16.2.16

Gregor Samsa en Vietnam


Dibujo: Antonio Santos

La primera vez que leí a Kafka en serio iba en un barco de la Armada Española, el Castilla, un buque de mando anfibio que estuvo en Vietnam. Lo hacía en cubierta, procurando que no se me volase el libro. A veces me quedaba en una especie de cantina en el olor a metal quemaba la nariz. Durante dos semanas de maniobras marítimas (seguro que era otro el nombre) no tuve mejor compañía que ese libro de cuentos de Kafka. Estaba en la litera que me hicieron ocupar. Debió olvidarlo el inquilino anterior, un soldado de reemplazo superior seguramente. Hoy he visto en una de esas páginas que uno pilla al azar, sin que haya nada en particular que busque en ellas, una fotografía del buque y no he podido evitar pensar en Kafka, en esos días de navegación aburrida, en la que no desempeñé oficio alguno, salvo el poco estimable de retirar los platos de la mesa de los mandos y arrojar sus restos a una trituradora gigantesca.
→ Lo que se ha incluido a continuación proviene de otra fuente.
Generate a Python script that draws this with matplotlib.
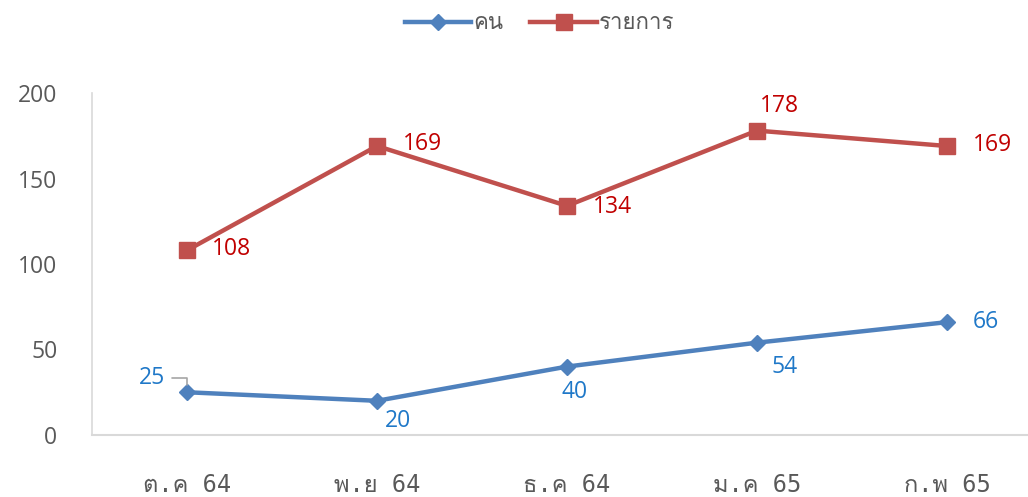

Entre desayuno, almuerzo y cena, ocupaba un buen par de horas. El resto del tiempo leía y releía a Kafka. No había otra lectura en el barco, no vi biblioteca a la que acceder, ni nadie de quienes iban conmigo subieron a bordo libro alguno. Recuerdo que leía a Kafka y escuchaba en mi walkman Aiwa una cinta TDK con dos discos de Depeche Mode. Es una mezcla extraña, no sé todavía cómo casar todo aquello. No albergo tampoco razones que me inclinen a casar nada. Los recuerdos están ahí, a flote en alguna superficie esponjosa, no del todo dura, a la que no se le hace aprecio hasta que una pequeña ondulación de la superficie las agita y las hace emerger, izarse, ponerse bien a la vista. En una especie de bookcrossing precoz, dejé el libro de cuentos (la portada era roja, no recuerdo la editorial) en la litera que abandoné. Al desembarcar y pisar Málaga, fui a una librería y compré un par de libros de Kafka. Durante esos meses, leía a Borges y leía a Kafka. También el Marca del cuartel en San Fernando y las cartas de los amigos. Empecé a escribir un poco más en serio por aquel entonces. Mi amigo Antonio Sánchez y mi amiga Auxy Salido saben de qué hablo. Imagino que, de leer ahora esas cartas, que ellos guardan en un AZ, vería a Kafka. Estaría ahí, mirándome con su cara de incomprendido. Luego he vuelto a él muchas veces, pero nada me ha parecido igual de revelador como descubrir de verdad a Gregor Samsa en la cubierta de un buque de guerra, en la prestación del Servicio Militar.